**GIVEN DATA**
++++++++

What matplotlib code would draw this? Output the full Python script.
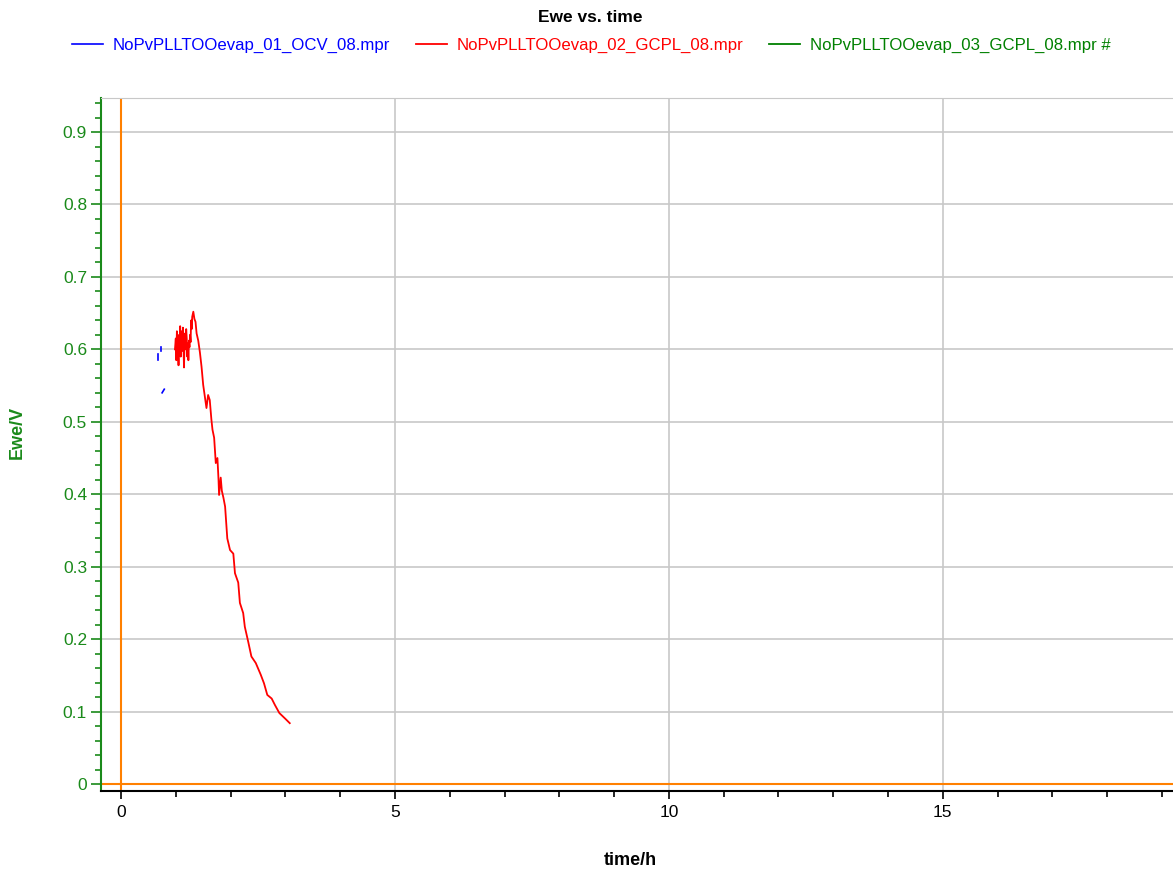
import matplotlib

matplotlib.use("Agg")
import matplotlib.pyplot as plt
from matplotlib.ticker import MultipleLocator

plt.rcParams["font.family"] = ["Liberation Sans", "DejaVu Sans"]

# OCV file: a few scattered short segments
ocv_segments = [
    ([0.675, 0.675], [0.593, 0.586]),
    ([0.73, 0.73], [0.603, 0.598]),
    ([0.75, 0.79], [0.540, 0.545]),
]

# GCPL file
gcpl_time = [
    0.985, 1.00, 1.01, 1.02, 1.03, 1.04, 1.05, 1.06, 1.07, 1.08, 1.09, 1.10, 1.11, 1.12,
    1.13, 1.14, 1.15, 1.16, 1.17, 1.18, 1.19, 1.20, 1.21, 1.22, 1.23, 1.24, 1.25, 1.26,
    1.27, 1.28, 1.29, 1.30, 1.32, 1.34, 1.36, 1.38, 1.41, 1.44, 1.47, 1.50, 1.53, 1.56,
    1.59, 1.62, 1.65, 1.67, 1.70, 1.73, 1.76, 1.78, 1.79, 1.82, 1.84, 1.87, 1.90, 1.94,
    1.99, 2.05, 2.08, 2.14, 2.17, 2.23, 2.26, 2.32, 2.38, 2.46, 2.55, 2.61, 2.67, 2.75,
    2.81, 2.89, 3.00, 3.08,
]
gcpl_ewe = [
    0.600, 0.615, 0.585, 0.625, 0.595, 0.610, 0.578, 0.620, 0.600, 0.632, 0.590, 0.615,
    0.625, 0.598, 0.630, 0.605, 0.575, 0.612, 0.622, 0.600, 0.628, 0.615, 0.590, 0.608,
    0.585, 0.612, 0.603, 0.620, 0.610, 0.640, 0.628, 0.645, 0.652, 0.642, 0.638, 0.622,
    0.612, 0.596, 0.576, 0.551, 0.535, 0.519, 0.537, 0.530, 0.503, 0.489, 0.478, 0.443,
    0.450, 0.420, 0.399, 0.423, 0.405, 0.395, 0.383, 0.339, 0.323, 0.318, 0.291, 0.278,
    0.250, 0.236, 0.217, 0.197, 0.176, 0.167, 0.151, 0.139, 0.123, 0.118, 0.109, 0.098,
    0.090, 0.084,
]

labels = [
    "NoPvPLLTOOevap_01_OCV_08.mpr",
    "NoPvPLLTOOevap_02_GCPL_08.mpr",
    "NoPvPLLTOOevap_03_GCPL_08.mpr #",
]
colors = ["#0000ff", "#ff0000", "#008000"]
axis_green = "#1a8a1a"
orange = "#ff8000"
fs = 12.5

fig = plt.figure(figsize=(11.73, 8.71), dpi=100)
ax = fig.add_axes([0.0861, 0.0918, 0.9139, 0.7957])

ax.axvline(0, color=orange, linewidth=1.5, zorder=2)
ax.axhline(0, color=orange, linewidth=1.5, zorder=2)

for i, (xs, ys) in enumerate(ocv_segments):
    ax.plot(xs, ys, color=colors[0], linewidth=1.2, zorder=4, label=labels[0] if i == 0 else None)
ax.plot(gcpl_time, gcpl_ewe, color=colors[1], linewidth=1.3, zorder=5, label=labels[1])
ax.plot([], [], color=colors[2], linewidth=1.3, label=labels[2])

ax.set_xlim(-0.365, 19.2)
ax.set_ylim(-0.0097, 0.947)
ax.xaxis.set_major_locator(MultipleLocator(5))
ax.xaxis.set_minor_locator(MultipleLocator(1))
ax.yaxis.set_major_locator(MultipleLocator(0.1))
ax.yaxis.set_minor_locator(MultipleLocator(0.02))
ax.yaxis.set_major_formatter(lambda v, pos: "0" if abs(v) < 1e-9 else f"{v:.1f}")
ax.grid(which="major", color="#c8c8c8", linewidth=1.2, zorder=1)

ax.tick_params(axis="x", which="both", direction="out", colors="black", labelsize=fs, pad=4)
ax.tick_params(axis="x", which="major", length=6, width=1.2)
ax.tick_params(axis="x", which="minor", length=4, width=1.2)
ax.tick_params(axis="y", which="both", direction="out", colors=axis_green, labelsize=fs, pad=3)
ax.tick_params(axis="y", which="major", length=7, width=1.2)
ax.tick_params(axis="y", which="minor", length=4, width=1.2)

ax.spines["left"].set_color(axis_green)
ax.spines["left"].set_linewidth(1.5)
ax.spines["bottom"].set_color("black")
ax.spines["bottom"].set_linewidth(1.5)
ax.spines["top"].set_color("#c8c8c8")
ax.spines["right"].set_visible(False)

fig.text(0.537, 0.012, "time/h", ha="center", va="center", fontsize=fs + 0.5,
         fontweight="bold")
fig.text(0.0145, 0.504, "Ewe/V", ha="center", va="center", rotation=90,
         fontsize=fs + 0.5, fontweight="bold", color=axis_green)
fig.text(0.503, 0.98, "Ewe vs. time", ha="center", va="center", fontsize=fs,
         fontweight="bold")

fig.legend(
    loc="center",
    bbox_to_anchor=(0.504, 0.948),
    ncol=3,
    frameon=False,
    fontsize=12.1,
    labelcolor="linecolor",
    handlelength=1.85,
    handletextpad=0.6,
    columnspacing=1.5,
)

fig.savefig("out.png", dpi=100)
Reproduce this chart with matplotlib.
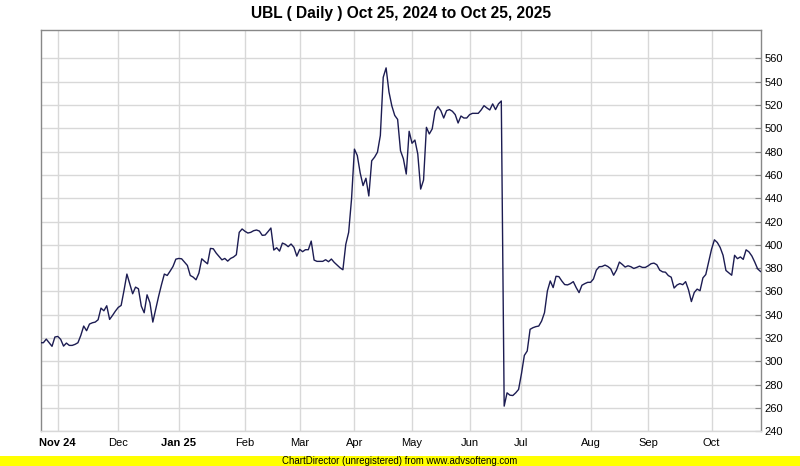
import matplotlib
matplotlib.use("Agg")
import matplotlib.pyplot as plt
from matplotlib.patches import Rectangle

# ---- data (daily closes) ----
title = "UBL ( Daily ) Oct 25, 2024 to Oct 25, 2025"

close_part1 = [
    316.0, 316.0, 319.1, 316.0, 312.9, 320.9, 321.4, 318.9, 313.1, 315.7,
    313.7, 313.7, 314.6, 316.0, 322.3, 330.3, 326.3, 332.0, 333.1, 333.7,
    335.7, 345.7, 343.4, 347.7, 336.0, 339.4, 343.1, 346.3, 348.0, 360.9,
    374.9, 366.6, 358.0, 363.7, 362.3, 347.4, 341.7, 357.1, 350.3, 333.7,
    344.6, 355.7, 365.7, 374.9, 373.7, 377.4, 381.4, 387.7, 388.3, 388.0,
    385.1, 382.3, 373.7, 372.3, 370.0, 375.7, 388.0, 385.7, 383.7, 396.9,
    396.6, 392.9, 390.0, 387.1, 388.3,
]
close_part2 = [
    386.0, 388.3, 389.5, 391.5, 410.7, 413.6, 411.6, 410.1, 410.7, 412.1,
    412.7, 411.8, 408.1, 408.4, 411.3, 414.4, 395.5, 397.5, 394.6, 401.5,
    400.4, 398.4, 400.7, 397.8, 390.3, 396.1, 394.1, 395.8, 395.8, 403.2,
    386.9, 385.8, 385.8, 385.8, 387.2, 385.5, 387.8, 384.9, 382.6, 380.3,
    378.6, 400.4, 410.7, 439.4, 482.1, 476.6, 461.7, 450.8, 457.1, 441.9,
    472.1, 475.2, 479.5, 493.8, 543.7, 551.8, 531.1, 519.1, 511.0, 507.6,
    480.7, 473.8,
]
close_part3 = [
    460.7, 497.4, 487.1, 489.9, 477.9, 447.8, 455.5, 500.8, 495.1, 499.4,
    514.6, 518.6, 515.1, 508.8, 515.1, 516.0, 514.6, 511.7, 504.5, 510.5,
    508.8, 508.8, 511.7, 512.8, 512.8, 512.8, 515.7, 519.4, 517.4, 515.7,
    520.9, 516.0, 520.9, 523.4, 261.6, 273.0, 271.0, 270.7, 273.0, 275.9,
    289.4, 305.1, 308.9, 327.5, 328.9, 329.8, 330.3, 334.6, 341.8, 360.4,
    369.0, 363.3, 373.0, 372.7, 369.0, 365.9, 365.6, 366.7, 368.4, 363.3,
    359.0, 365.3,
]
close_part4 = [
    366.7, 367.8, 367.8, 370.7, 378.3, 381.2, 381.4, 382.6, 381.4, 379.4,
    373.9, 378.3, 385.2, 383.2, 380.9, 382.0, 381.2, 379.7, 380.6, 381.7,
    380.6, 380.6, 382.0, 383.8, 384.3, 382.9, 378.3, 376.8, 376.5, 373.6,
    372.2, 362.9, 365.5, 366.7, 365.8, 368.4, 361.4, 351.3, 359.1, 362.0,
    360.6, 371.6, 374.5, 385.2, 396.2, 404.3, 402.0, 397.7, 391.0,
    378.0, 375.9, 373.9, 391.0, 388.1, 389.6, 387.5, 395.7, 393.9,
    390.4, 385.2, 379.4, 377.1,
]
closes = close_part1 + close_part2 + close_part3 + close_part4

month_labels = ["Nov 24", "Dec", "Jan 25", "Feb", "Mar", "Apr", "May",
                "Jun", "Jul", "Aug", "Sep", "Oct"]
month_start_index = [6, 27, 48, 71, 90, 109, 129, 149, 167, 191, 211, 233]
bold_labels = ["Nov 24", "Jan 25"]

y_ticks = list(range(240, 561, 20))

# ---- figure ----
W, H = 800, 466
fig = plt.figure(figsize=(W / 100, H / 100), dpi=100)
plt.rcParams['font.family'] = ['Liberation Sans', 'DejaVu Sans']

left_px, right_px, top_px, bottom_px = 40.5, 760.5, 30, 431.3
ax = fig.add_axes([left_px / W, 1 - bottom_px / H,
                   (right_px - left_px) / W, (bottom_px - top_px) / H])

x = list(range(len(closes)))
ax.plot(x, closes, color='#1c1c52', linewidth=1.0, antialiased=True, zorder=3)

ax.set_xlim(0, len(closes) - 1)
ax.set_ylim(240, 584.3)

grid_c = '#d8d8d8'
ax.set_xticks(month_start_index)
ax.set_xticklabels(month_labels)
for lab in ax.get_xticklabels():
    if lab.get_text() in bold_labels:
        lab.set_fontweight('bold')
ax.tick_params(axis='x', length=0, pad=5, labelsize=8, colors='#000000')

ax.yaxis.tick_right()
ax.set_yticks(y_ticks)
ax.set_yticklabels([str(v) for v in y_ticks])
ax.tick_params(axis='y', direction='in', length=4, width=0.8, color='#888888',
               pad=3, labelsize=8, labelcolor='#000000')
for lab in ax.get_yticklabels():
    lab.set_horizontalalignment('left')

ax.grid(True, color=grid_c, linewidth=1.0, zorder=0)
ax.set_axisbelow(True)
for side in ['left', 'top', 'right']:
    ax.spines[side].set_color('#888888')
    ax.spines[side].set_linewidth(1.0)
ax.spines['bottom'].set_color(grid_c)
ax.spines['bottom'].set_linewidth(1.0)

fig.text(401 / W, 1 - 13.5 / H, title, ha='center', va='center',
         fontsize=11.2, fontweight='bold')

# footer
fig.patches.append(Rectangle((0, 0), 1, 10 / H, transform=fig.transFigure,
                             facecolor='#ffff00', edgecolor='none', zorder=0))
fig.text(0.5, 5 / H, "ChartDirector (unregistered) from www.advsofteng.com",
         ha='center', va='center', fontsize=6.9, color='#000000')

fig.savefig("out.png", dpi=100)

++++++++

**TASK TO CARRY OUT**
Copy each line of the listing that includes "this".

**TASK RESPONSE**
What matplotlib code would draw this? Output the full Python script.
Reproduce this chart with matplotlib.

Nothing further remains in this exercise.